Da questo coacervo di problemi nasce l’enorme fascino che esercita su di noi l’arte dei primitivi, e non soltanto l’arte ma tutto l’insieme delle creazioni culturali delle epoche passate. Ma anche il popolo cui noi apparteniamo è stato un tempo “primitivo” e la cultura che ha sviluppato ci è stata in parte tramandata. Il complesso di queste tradizioni popolari costituisce il cosiddetto folklore.
La cultura popolare è per definizione la cultura delle classi subalterne: essa ha quindi le caratteristiche di una cultura “alternativa” spesso contrapponibile a quella sviluppata storicamente dalle classi dominanti che si sono via via succedute nei secoli, alla cultura sorta per opera degli intellettuali di professione al servizio del potere. La cultura popolare ha infatti una caratteristica che la differenzia che la differenzia radicalmente da quella ufficiale: essa è stata elaborata direttamente dal popolo e non da un determinato gruppo sociale demandato a questo compito quale appunto il gruppo degli intellettuali professionisti.
Questo provoca numerosi pregi e difetti: non possiamo accostarci ai prodotti di questa cultura senza avere una sensazione al medesimo tempo di freschezza e di rozzezza; perché se è vero che i prodotti culturali sviluppati dalla cultura ufficiale sono ovviamente molto più raffinati e al limite sofisticati di quelli prodotti dalla cultura popolare, è anche vero che questi ultimi sono molto più sinceri e riescono a rispecchiare in modo molto più realistico le reali esigenza delle classi sfruttate e subalterne.
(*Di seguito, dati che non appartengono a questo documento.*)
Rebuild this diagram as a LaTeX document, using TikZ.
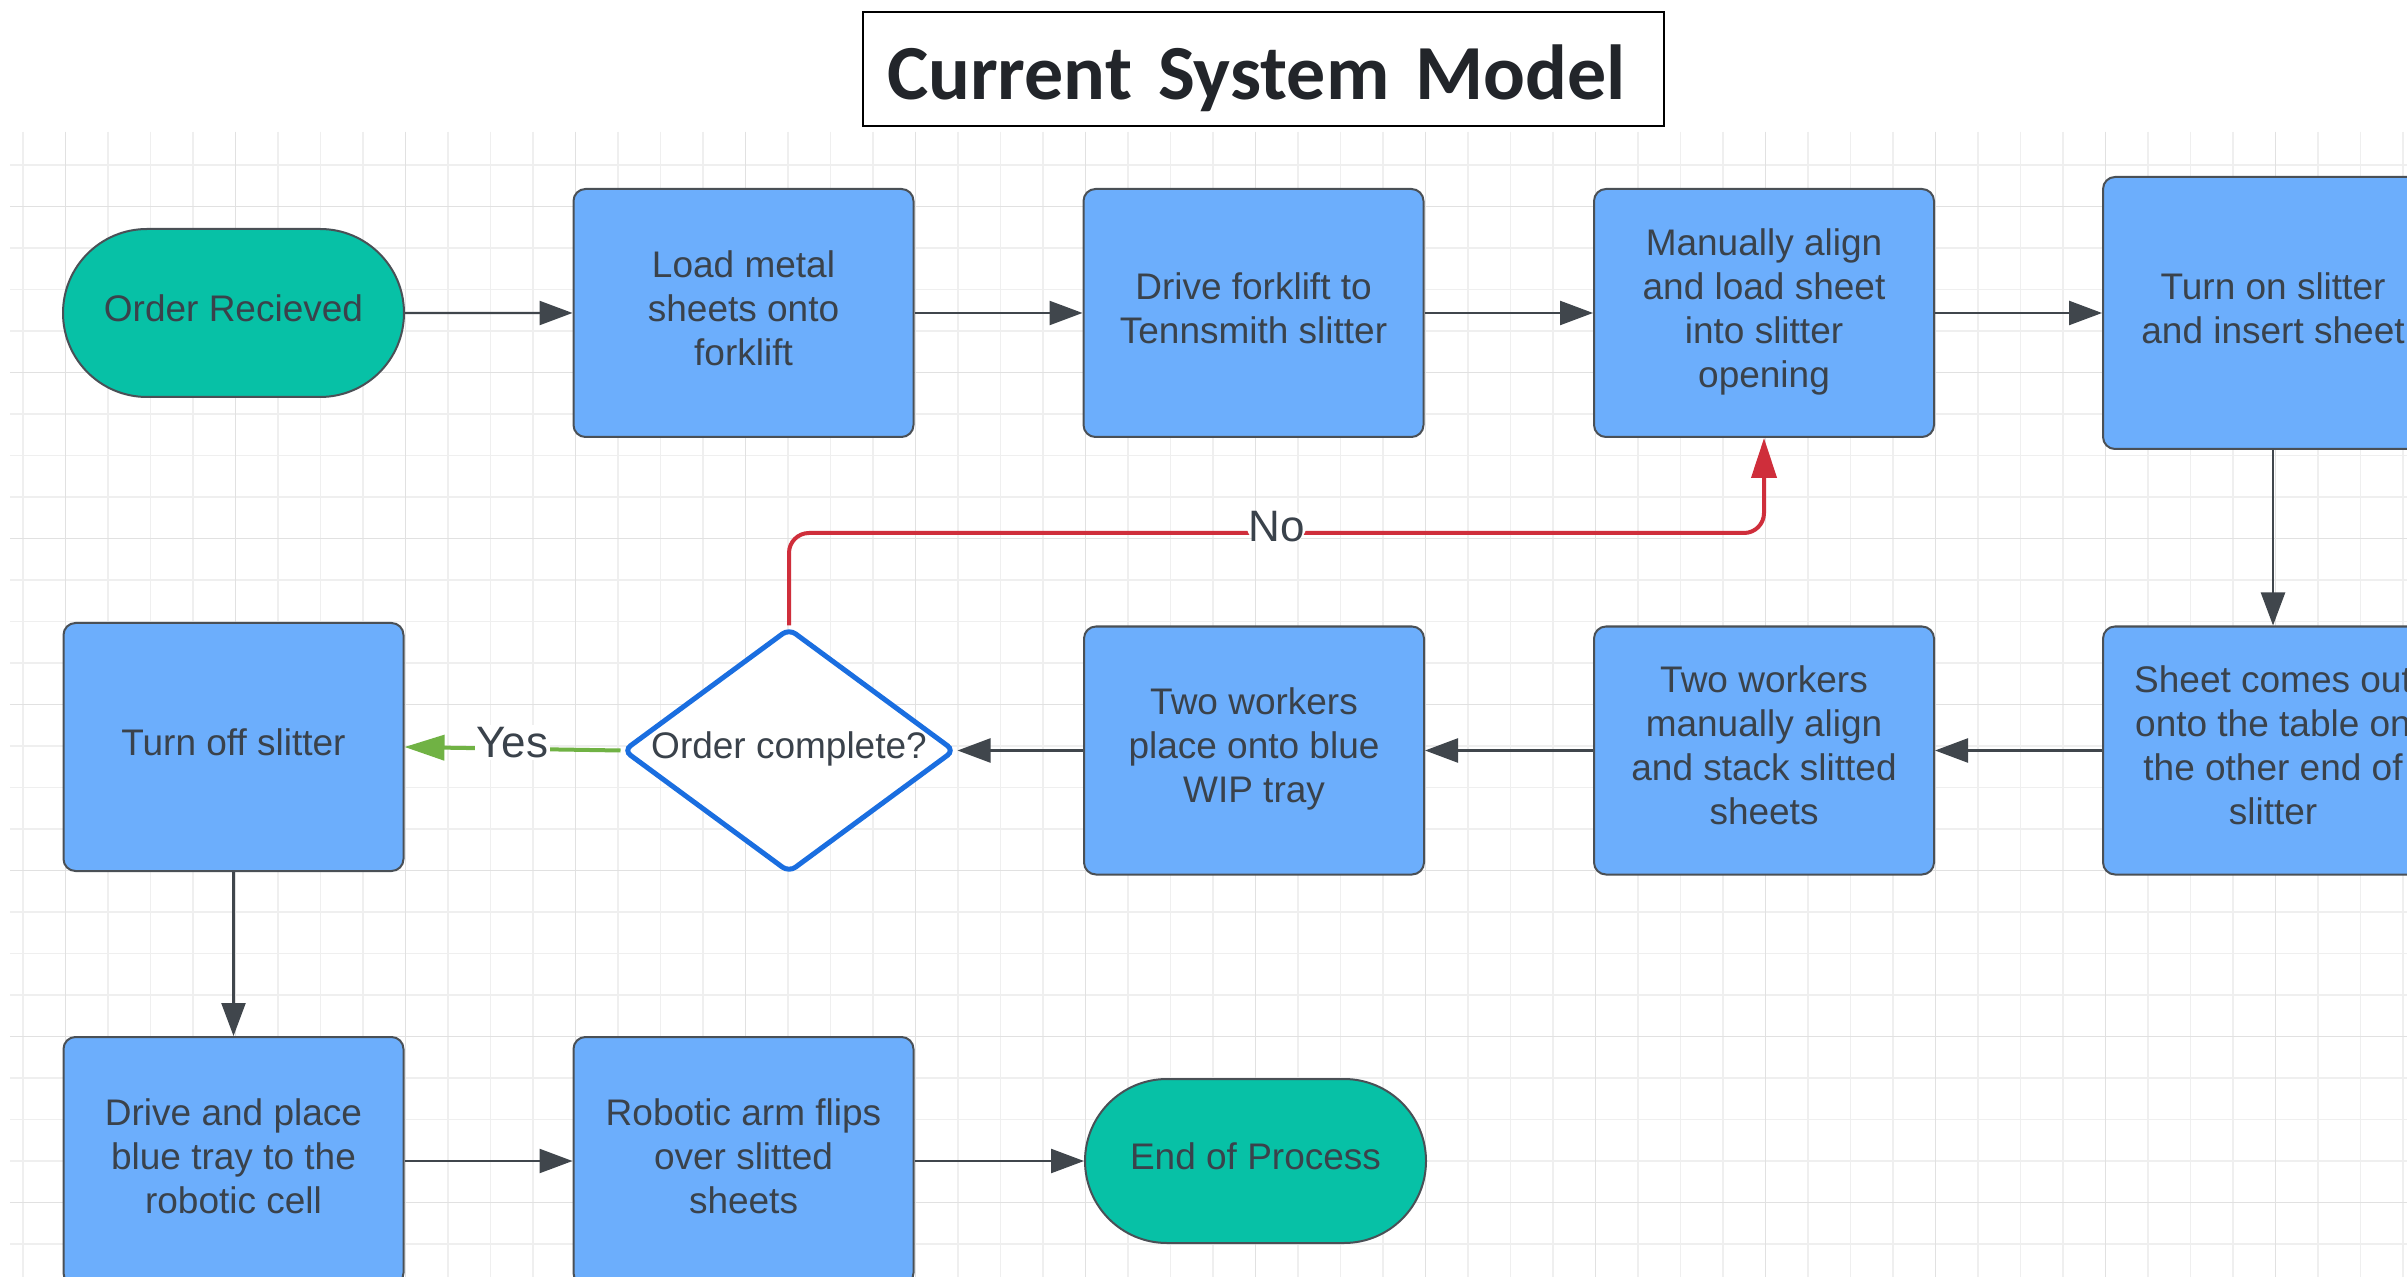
\documentclass[tikz,border=0pt]{standalone}
\usepackage{fontspec}
\setmainfont{Liberation Sans}
\newfontfamily\titlefont{Carlito}
\usetikzlibrary{arrows.meta,shapes.geometric,shapes.misc}

\definecolor{boxblue}{HTML}{6CAEFC}
\definecolor{termteal}{HTML}{07C1A6}
\definecolor{edgegrey}{HTML}{4A5056}
\definecolor{ink}{HTML}{3A424B}
\definecolor{arrowgrey}{HTML}{40464C}
\definecolor{noRed}{HTML}{CF2E3B}
\definecolor{yesGreen}{HTML}{70B244}
\definecolor{decBlue}{HTML}{1A6EE0}
\definecolor{gridminor}{HTML}{EFEFEF}
\definecolor{gridmajor}{HTML}{E1E1E1}
\definecolor{titleink}{HTML}{22252A}

% a fixed depth on the last line keeps every text centred on its line box
\newcommand{\linedepth}{\rule[-5pt]{0pt}{5pt}}

\tikzset{
  boxtext/.style={text=ink, font=\fontsize{18.5}{22}\selectfont,
    execute at end node=\linedepth},
  procbox/.style={boxtext, draw=edgegrey, fill=boxblue, line width=1pt, rounded corners=6pt,
    minimum width=170pt, minimum height=124pt, inner sep=0pt, align=center},
  terminal/.style={boxtext, rounded rectangle, draw=edgegrey, fill=termteal, line width=1pt,
    minimum width=170.5pt, minimum height=84pt, inner sep=0pt, align=center},
  decision/.style={boxtext, diamond, draw=decBlue, fill=white, line width=2.5pt, rounded corners=4pt,
    minimum width=166pt, minimum height=122.5pt, inner sep=0pt},
  flow/.style={draw=arrowgrey, line width=1.2pt,
    -{Triangle[length=16.5pt,width=12pt]}},
  noflow/.style={draw=noRed, line width=2pt, rounded corners=10pt,
    -{Triangle[length=20pt,width=12.5pt]}},
  yesflow/.style={draw=yesGreen, line width=2pt,
    -{Triangle[length=20pt,width=12.5pt]}},
  branchlabel/.style={fill=white, inner sep=1pt, yshift=3pt, text=ink,
    font=\fontsize{22}{24}\selectfont},
}

\begin{document}
\begin{tikzpicture}[x=0.5pt,y=-0.5pt]
\useasboundingbox (0,0) rectangle (2407,1277);
\clip (0,0) rectangle (2407,1277);
\fill[white] (0,0) rectangle (2407,1277);

% background grid
\foreach \k in {0,...,56}
  \draw[gridminor, line width=0.8pt] ({23+42.5*\k},132) -- ({23+42.5*\k},1277);
\foreach \k in {0,...,26}
  \draw[gridminor, line width=0.8pt] (10,{165+41.5*\k}) -- (2407,{165+41.5*\k});
\foreach \k in {1,5,...,53}
  \draw[gridmajor, line width=0.9pt] ({23+42.5*\k},132) -- ({23+42.5*\k},1277);
\foreach \k in {1,5,...,25}
  \draw[gridmajor, line width=0.9pt] (10,{165+41.5*\k}) -- (2407,{165+41.5*\k});

% title
\node[draw=black, line width=1.3pt, fill=white, minimum width=400.5pt, minimum height=57pt,
  inner xsep=12pt, text width=376.5pt, align=left, text height=36pt, text depth=5pt,
  text=titleink, font=\titlefont\bfseries\fontsize{39}{44}\selectfont]
  (title) at (1263.5,69) {Current System Model};

% first row
\node[terminal] (order) at (233.5,313) {Order Recieved};
\node[procbox] (load) at (743.5,313) {Load metal\\sheets onto\\forklift};
\node[procbox] (drive) at (1253.5,313) {Drive forklift to\\Tennsmith slitter};
\node[procbox] (manual) at (1764,313) {Manually align\\and load sheet\\into slitter\\opening};
\node[procbox, minimum height=136pt] (turnon) at (2273,313) {Turn on slitter\\and insert sheet};

% second row
\node[procbox] (sheet) at (2273,750.5) {Sheet comes out\\onto the table on\\the other end of\\slitter};
\node[procbox] (stack) at (1764,750.5) {Two workers\\manually align\\and stack slitted\\sheets};
\node[procbox] (place) at (1254,750.5) {Two workers\\place onto blue\\WIP tray};
\node[decision] (done) at (789,750.5) {\makebox[0pt]{Order complete?}};
\node[procbox] (turnoff) at (233.5,747) {Turn off slitter};

% third row
\node[procbox] (tray) at (233.5,1161) {Drive and place\\blue tray to the\\robotic cell};
\node[procbox] (robot) at (743.5,1161) {Robotic arm flips\\over slitted\\sheets};
\node[terminal, minimum height=82pt] (finish) at (1255.5,1161) {End of Process};

% connectors
\draw[flow] (order) -- (load);
\draw[flow] (load) -- (drive);
\draw[flow] (drive) -- (manual);
\draw[flow] (manual) -- (turnon);
\draw[flow] (turnon) -- (sheet);
\draw[flow] (sheet) -- (stack);
\draw[flow] (stack) -- (place);
\draw[flow] (place) -- (done);
\draw[flow] (turnoff) -- (tray);
\draw[flow] (tray) -- (robot);
\draw[flow] (robot) -- (finish);

\coordinate (retry) at (0,533);
\draw[noflow] (done.north) -- (done.north |- retry)
  -- node[branchlabel] {No} (manual.south |- retry) -- (manual.south);
\draw[yesflow] (done.west) -- node[branchlabel] {Yes} (turnoff.east);
\end{tikzpicture}
\end{document}
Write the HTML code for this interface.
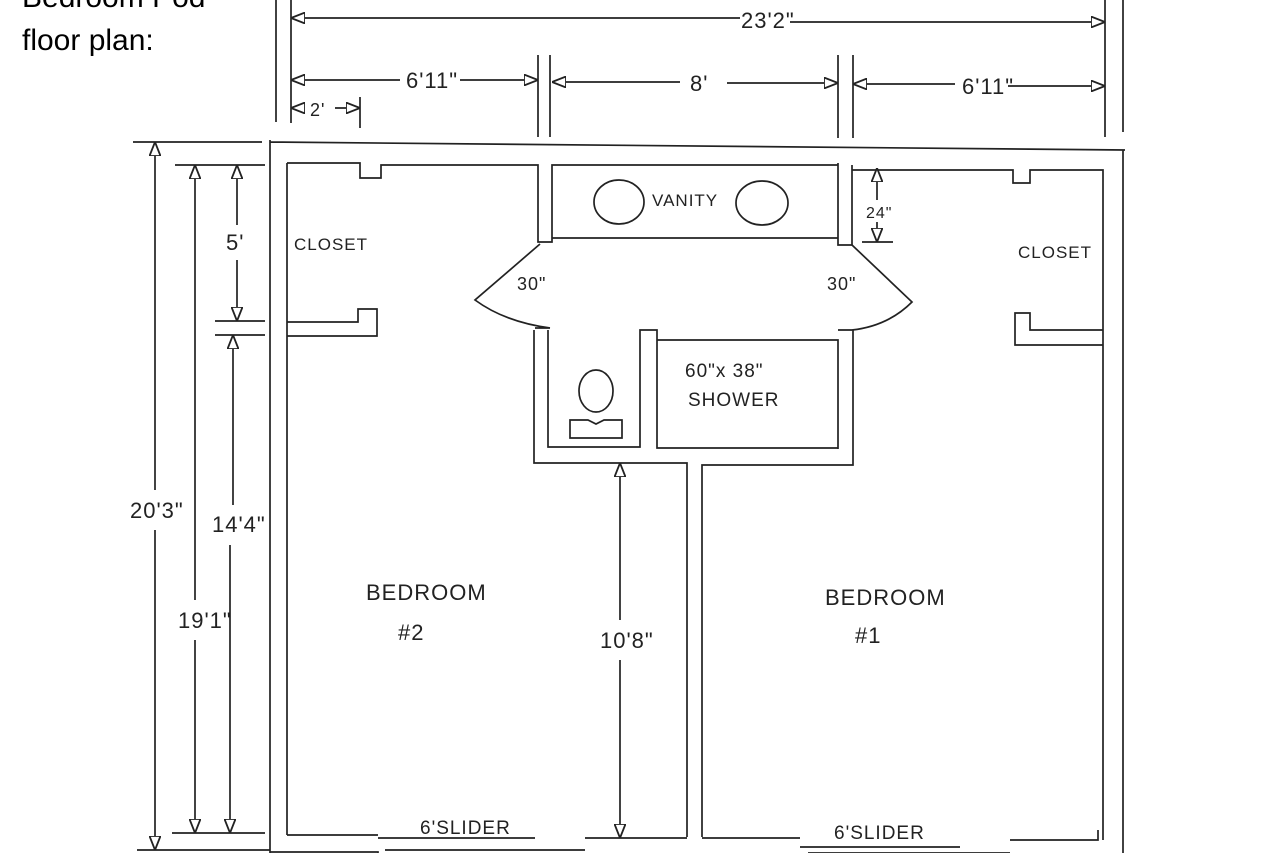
<!DOCTYPE html>
<html><head><meta charset="utf-8"><style>
html,body{margin:0;padding:0;background:#fff;width:1280px;height:853px;overflow:hidden}
svg{display:block}
text{font-family:"Liberation Sans",sans-serif;fill:#222}
.h{font-size:19px;letter-spacing:1px}
</style></head><body>
<svg width="1280" height="853" viewBox="0 0 1280 853" xmlns="http://www.w3.org/2000/svg">
<defs>
<marker id="a" viewBox="0 0 14 12" refX="14" refY="6" markerWidth="14" markerHeight="12" markerUnits="userSpaceOnUse" orient="auto-start-reverse">
<path d="M0,0.5 L14,6 L0,11.5 Z" fill="#fff" stroke="#222" stroke-width="1.8"/>
</marker>
</defs>
<text x="22" y="7" font-size="30" style="fill:#000">Bedroom Pod</text>
<text x="22" y="50" font-size="30" style="fill:#000">floor plan:</text>
<g stroke="#222" stroke-width="1.7" fill="none">
<path d="M276 0V122 M291 0V123 M1105 0V137 M1123 0V132 M538 55V137 M550 55V137 M838 55V138 M853 55V138 M360 97V128"/>
<path d="M291 18H740" marker-start="url(#a)"/>
<path d="M790 22H1105" marker-end="url(#a)"/>
<path d="M291 80H400" marker-start="url(#a)"/>
<path d="M460 80H538" marker-end="url(#a)"/>
<path d="M552 82H680" marker-start="url(#a)"/>
<path d="M727 83H838" marker-end="url(#a)"/>
<path d="M853 84H955" marker-start="url(#a)"/>
<path d="M1008 86H1105" marker-end="url(#a)"/>
<path d="M291 108H305" marker-start="url(#a)"/>
<path d="M335 108H360" marker-end="url(#a)"/>
<path d="M133 142H262 M270 142L1125 150 M270 140V853 M1123 150V853"/>
<path d="M287 163V835 M287 163H360V178H381V165H538V242H552V165H838V238H552 M538 242H552 M838 163V245H852V165 M852 170H1013V183H1030V170H1103V840"/>
<path d="M287 322H358V309H377V336H287"/>
<path d="M1103 330H1030V313H1015V345H1103"/>
<path d="M540 244L475 300 Q505 322 550 328 M535 328H550"/>
<path d="M852 245L912 302 Q888 326 852 330 M838 330H852"/>
<path d="M534 330V463H687V837 M548 330V447H640V330H657V448H838 M657 340H838V449 M853 330V465H702V837"/>
<ellipse cx="596" cy="391" rx="17" ry="21"/>
<path d="M570 420H588L596 424L604 420H622V438H570Z"/>
<ellipse cx="619" cy="202" rx="25" ry="22"/>
<ellipse cx="762" cy="203" rx="26" ry="22"/>
<path d="M877 200V168" marker-end="url(#a)"/>
<path d="M877 222V242" marker-end="url(#a)"/>
<path d="M862 242H893"/>
<path d="M287 835H378 M378 838H535 M385 850H585 M585 838H687 M270 852H378V853 M702 838H800 M800 847H960 M808 853H1010 M1010 840H1098V830"/>
<path d="M620 620V463" marker-end="url(#a)"/>
<path d="M620 660V838" marker-end="url(#a)"/>
<path d="M175 165H265 M172 833H265 M215 321H265 M215 335H265 M137 850H270"/>
<path d="M155 490V142" marker-end="url(#a)"/>
<path d="M155 530V850" marker-end="url(#a)"/>
<path d="M195 600V165" marker-end="url(#a)"/>
<path d="M195 640V833" marker-end="url(#a)"/>
<path d="M237 225V165" marker-end="url(#a)"/>
<path d="M237 260V321" marker-end="url(#a)"/>
<path d="M233 505V335" marker-end="url(#a)"/>
<path d="M230 545V833" marker-end="url(#a)"/>
</g>
<g class="h">
<text x="406" y="88" font-size="22">6'11"</text>
<text x="690" y="91" font-size="22">8'</text>
<text x="962" y="94" font-size="22">6'11"</text>
<text x="741" y="28" font-size="22">23'2"</text>
<text x="310" y="116" font-size="18">2'</text>
<text x="652" y="206" font-size="17">VANITY</text>
<text x="866" y="218" font-size="16">24"</text>
<text x="294" y="250" font-size="17">CLOSET</text>
<text x="1018" y="258" font-size="17">CLOSET</text>
<text x="517" y="290" font-size="18">30"</text>
<text x="827" y="290" font-size="18">30"</text>
<text x="685" y="377" font-size="19">60"x 38"</text>
<text x="688" y="406" font-size="19">SHOWER</text>
<text x="366" y="600" font-size="22">BEDROOM</text>
<text x="398" y="640" font-size="22">#2</text>
<text x="825" y="605" font-size="22">BEDROOM</text>
<text x="855" y="643" font-size="22">#1</text>
<text x="600" y="648" font-size="22">10'8"</text>
<text x="130" y="518" font-size="22">20'3"</text>
<text x="212" y="532" font-size="22">14'4"</text>
<text x="178" y="628" font-size="22">19'1"</text>
<text x="226" y="250" font-size="22">5'</text>
<text x="420" y="834" font-size="19">6'SLIDER</text>
<text x="834" y="839" font-size="19">6'SLIDER</text>
</g>
</svg>
</body></html>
In questo senso le caratteristiche della cultura popolare sono radicalmente diverse da quelle della nostra cultura che possiamo per comodità definire borghese in quanto questa esprime la concezione della vita propria di chi è al potere o quantomeno è nell’area di privilegio del potere, mentre la cultura popolare esprime la concezione di chi il potere lo subisce.
Ne deriva una carica spesso irrefrenabilmente protestataria, una vitalità ed una amarezza che invano cercheremmo nell’altra cultura. C’è poi da rilevare un fatto di massima importanza. Tutta la cultura deriva in ultima analisi dalla cultura popolare che è in effetti la fonte della cultura universale.
Gli studiosi hanno ormai definitivamente chiarito che anche gli elementi più sofisticati della nostra cultura derivano dalla cultura popolare. E’ chiaro allora, che una vera cultura non può non riallacciarsi anche se non in maniera necessariamente programmatica ed esplicita alla cultura popolare: perché altrimenti non farebbe altro che cercare di perpetuare il potere, cioè la società disumante in cui viviamo.